Mais do que a questão financeira, a visita do Papa gera discussões sobre a ingerência da igreja católica no estado espanhol. Nos mandatos de Zapatero, do Partido Socialista Obreiro Espanhol, a Santa Sé assistiu com desgosto a aprovação de leis que reconhecem o casamento homossexual e regulamentam o aborto.
Pouco antes da visita do Papa, dezenas de prelados, liderados pelo cardeal arcebispo de Madri, Antonio María Rouco, vieram a público criticar essas leis, o que irritou o poder executivo.

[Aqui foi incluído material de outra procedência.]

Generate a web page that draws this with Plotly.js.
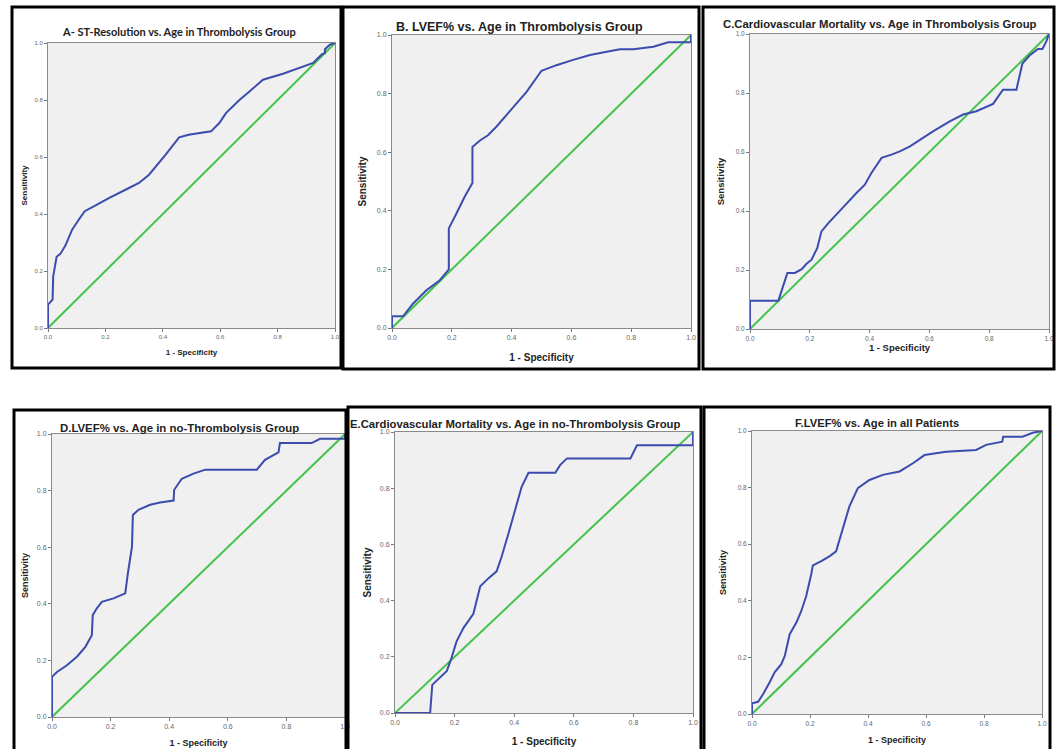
<!DOCTYPE html>
<html>
<head>
<meta charset="utf-8">
<script src="https://cdn.plot.ly/plotly-3.0.1.min.js"></script>
<style>html,body{margin:0;padding:0;background:#fff;}#chart{width:1058px;height:749px;}</style>
</head>
<body>
<div id="chart"></div>
<script>
// ---- Data ----
var panelTitles = [
  "A- ST-Resolution vs. Age in Thrombolysis Group",
  "B. LVEF% vs. Age in Thrombolysis Group",
  "C.Cardiovascular Mortality vs. Age in Thrombolysis Group",
  "D.LVEF% vs. Age in no-Thrombolysis Group",
  "E.Cardiovascular Mortality vs. Age in no-Thrombolysis Group",
  "F.LVEF% vs. Age in all Patients"
];
var xAxisTitle = "1 - Specificity";
var yAxisTitle = "Sensitivity";
var tickVals = [0, 0.2, 0.4, 0.6, 0.8, 1.0];
var tickText = ["0.0", "0.2", "0.4", "0.6", "0.8", "1.0"];
var diagX = [0, 1];
var diagY = [0, 1];

var aX = [0, 0, 0.016, 0.018, 0.03, 0.043, 0.061, 0.084, 0.107, 0.128, 0.166, 0.212, 0.27, 0.317, 0.352, 0.376, 0.41, 0.457, 0.49, 0.568, 0.597, 0.62, 0.667, 0.702, 0.749, 0.819, 0.924, 0.953, 0.965, 0.965, 0.982, 1];
var aY = [0, 0.082, 0.10, 0.18, 0.25, 0.26, 0.29, 0.345, 0.38, 0.41, 0.43, 0.456, 0.485, 0.509, 0.538, 0.567, 0.608, 0.669, 0.678, 0.69, 0.719, 0.754, 0.80, 0.83, 0.871, 0.892, 0.93, 0.959, 0.965, 0.978, 0.994, 1];

var bX = [0, 0, 0.037, 0.07, 0.115, 0.16, 0.19, 0.19, 0.215, 0.243, 0.269, 0.269, 0.293, 0.321, 0.349, 0.383, 0.417, 0.45, 0.5, 0.55, 0.606, 0.662, 0.718, 0.762, 0.807, 0.874, 0.924, 1, 1];
var bY = [0, 0.04, 0.04, 0.083, 0.129, 0.163, 0.20, 0.34, 0.39, 0.448, 0.495, 0.618, 0.639, 0.658, 0.687, 0.727, 0.766, 0.806, 0.878, 0.897, 0.915, 0.932, 0.943, 0.951, 0.951, 0.96, 0.975, 0.975, 1];

var cX = [0, 0, 0.095, 0.111, 0.125, 0.15, 0.173, 0.189, 0.206, 0.225, 0.239, 0.262, 0.29, 0.323, 0.356, 0.384, 0.406, 0.44, 0.473, 0.501, 0.535, 0.568, 0.612, 0.668, 0.713, 0.757, 0.78, 0.813, 0.846, 0.891, 0.911, 0.935, 0.963, 0.978, 0.991, 1];
var cY = [0, 0.096, 0.096, 0.145, 0.19, 0.19, 0.203, 0.221, 0.235, 0.275, 0.331, 0.359, 0.388, 0.425, 0.461, 0.489, 0.529, 0.58, 0.591, 0.602, 0.619, 0.642, 0.67, 0.704, 0.727, 0.738, 0.749, 0.763, 0.811, 0.811, 0.9, 0.927, 0.949, 0.949, 0.975, 1];

var dX = [0, 0, 0.017, 0.051, 0.085, 0.114, 0.136, 0.139, 0.153, 0.17, 0.21, 0.25, 0.259, 0.273, 0.276, 0.295, 0.335, 0.369, 0.415, 0.417, 0.443, 0.483, 0.523, 0.699, 0.727, 0.773, 0.778, 0.886, 0.915, 1, 1];
var dY = [0, 0.142, 0.159, 0.183, 0.213, 0.248, 0.289, 0.36, 0.384, 0.407, 0.419, 0.437, 0.508, 0.602, 0.714, 0.732, 0.75, 0.758, 0.765, 0.803, 0.842, 0.86, 0.874, 0.874, 0.909, 0.935, 0.968, 0.968, 0.983, 0.983, 1];

var eX = [0, 0.118, 0.125, 0.146, 0.174, 0.19, 0.207, 0.23, 0.263, 0.286, 0.314, 0.341, 0.358, 0.381, 0.403, 0.425, 0.448, 0.538, 0.554, 0.577, 0.79, 0.812, 1, 1];
var eY = [0, 0, 0.1, 0.12, 0.15, 0.197, 0.256, 0.303, 0.353, 0.451, 0.48, 0.504, 0.557, 0.64, 0.723, 0.805, 0.855, 0.855, 0.882, 0.906, 0.906, 0.953, 0.953, 1];

var fX = [0, 0, 0.021, 0.038, 0.061, 0.078, 0.101, 0.113, 0.13, 0.153, 0.17, 0.187, 0.204, 0.21, 0.239, 0.268, 0.29, 0.313, 0.336, 0.365, 0.405, 0.451, 0.509, 0.555, 0.595, 0.669, 0.773, 0.807, 0.863, 0.866, 0.933, 0.968, 1];
var fY = [0, 0.038, 0.043, 0.07, 0.112, 0.147, 0.176, 0.205, 0.282, 0.323, 0.364, 0.417, 0.493, 0.525, 0.54, 0.558, 0.575, 0.657, 0.734, 0.798, 0.827, 0.845, 0.857, 0.886, 0.915, 0.927, 0.933, 0.951, 0.962, 0.98, 0.98, 0.994, 1];

var curvesX = [aX, bX, cX, dX, eX, fX];
var curvesY = [aY, bY, cY, dY, eY, fY];

// ---- Layout geometry (pixels) ----
var W = 1058, H = 749;
var plotBoxes = [ // [left, right, top, bottom]
  [48, 335, 43, 328],
  [392, 691, 35, 328],
  [750, 1049, 34, 329],
  [52, 345, 434, 717],
  [395, 693, 432, 713],
  [752, 1042, 431, 714]
];
var frames = [ // [left, right, top, bottom]
  [12, 341, 7, 368],
  [343, 699, 7, 369],
  [703, 1054, 7, 369],
  [14, 346, 410, 762],
  [348, 701, 407, 762],
  [704, 1050, 407, 762]
];
var titleStyle = [ // [centerX, centerY, size, family]
  [179, 32, 11, "Lato, 'Liberation Sans', sans-serif"],
  [519, 27, 12.5, "'Liberation Sans', Arial, sans-serif"],
  [880, 24, 11.3, "'Liberation Sans', Arial, sans-serif"],
  [179, 428, 11.4, "'Liberation Sans', Arial, sans-serif"],
  [515, 424, 11.3, "'Liberation Sans', Arial, sans-serif"],
  [877, 423, 11.2, "'Liberation Sans', Arial, sans-serif"]
];
var axisTitleSize = [8, 10, 9.5, 9, 10, 9];
var xStandoff = [10, 13, 3, 10, 12, 10];
var yStandoff = [5, 8, 9, 6, 6, 9];
var tickSize = [6, 7, 6.5, 7, 7, 6.5];

var BLUE = "#3b4cae";
var GREEN = "#43c34b";
var FONT = "'Liberation Sans', Arial, sans-serif";

var traces = [];
var layout = {
  width: W, height: H,
  margin: {l: 0, r: 0, t: 0, b: 0, pad: 0},
  paper_bgcolor: "#ffffff",
  showlegend: false,
  font: {family: FONT, color: "#333"},
  annotations: [],
  shapes: []
};

for (var i = 0; i < 6; i++) {
  var n = i + 1;
  var xa = "x" + (n === 1 ? "" : n);
  var ya = "y" + (n === 1 ? "" : n);
  var xkey = "xaxis" + (n === 1 ? "" : n);
  var ykey = "yaxis" + (n === 1 ? "" : n);
  var b = plotBoxes[i];

  traces.push({
    x: diagX, y: diagY, xaxis: xa, yaxis: ya,
    mode: "lines", line: {color: GREEN, width: 2}, hoverinfo: "skip"
  });
  traces.push({
    x: curvesX[i], y: curvesY[i], xaxis: xa, yaxis: ya,
    mode: "lines", line: {color: BLUE, width: 2}, hoverinfo: "skip"
  });

  var common = {
    range: [0, 1], tickvals: tickVals, ticktext: tickText,
    ticks: "outside", ticklen: 3, tickwidth: 1, tickcolor: "#777",
    showline: true, mirror: true, linecolor: "#8a8a8a", linewidth: 1,
    showgrid: false, zeroline: false, fixedrange: true, automargin: false,
    tickfont: {size: tickSize[i], color: "#666", family: FONT}
  };
  layout[xkey] = Object.assign({}, common, {
    domain: [b[0] / W, b[1] / W],
    anchor: ya,
    title: {text: "<b>" + xAxisTitle + "</b>", font: {size: axisTitleSize[i], color: "#222", family: FONT}, standoff: xStandoff[i]}
  });
  layout[ykey] = Object.assign({}, common, {
    domain: [1 - b[3] / H, 1 - b[2] / H],
    anchor: xa,
    title: {text: "<b>" + yAxisTitle + "</b>", font: {size: axisTitleSize[i], color: "#222", family: FONT}, standoff: yStandoff[i]}
  });

  // plot background
  layout.shapes.push({
    type: "rect", xref: xa + " domain", yref: ya + " domain",
    x0: 0, x1: 1, y0: 0, y1: 1, layer: "below",
    fillcolor: "#f0f0f0", line: {width: 0}
  });

  // panel frame
  var f = frames[i];
  layout.shapes.push({
    type: "rect", xref: "paper", yref: "paper",
    x0: f[0] / W, x1: f[1] / W, y0: 1 - f[3] / H, y1: 1 - f[2] / H,
    layer: "above", line: {color: "#000", width: 3}, fillcolor: "rgba(0,0,0,0)"
  });

  var t = titleStyle[i];
  layout.annotations.push({
    text: "<b>" + panelTitles[i] + "</b>",
    xref: "paper", yref: "paper",
    x: t[0] / W, y: 1 - t[1] / H,
    xanchor: "center", yanchor: "middle", showarrow: false,
    font: {size: t[2], family: t[3], color: "#222"}
  });
}

Plotly.newPlot("chart", traces, layout, {staticPlot: true, displayModeBar: false});
</script>
</body>
</html>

O palácio de La Moncloa preferiria que Bento XVI ativesse seus discursos e atividades unicamente aos aspectos evangelizadores, mesmo porque não é segredo que as ideias defendidas pelo Vaticano são muito mais próximas dos conservadores do Partido Popular, opositores de Zapatero. Pelo tom da primeira manifestação do Papa, não causará surpresa se, para além de críticas de uma Espanha (e Europa) cada vez mais ateia e agnóstica, respigarem condenações diretas as leis pelos direitos dos homossexuais e do aborto.
As rusgas entre o Vaticano e o atual governo espanhol não são de hoje. Quando visitou a Espanha pela segunda vez como Papa, em novembro de 2010, Bento XVI disse no avião que a Espanha vivia um ambiente “anticlerical agressivo”, chegando a comparar a situação com o vivido durante a II República (1931-1936). Faltou a Ratzinger lembrar que a atitude da igreja católica na época, que classificou de “cruzada” a guerra promovida por Franco contra os republicanos, ajudou a criar a ditadura vista como a maior chaga da história recente espanhola.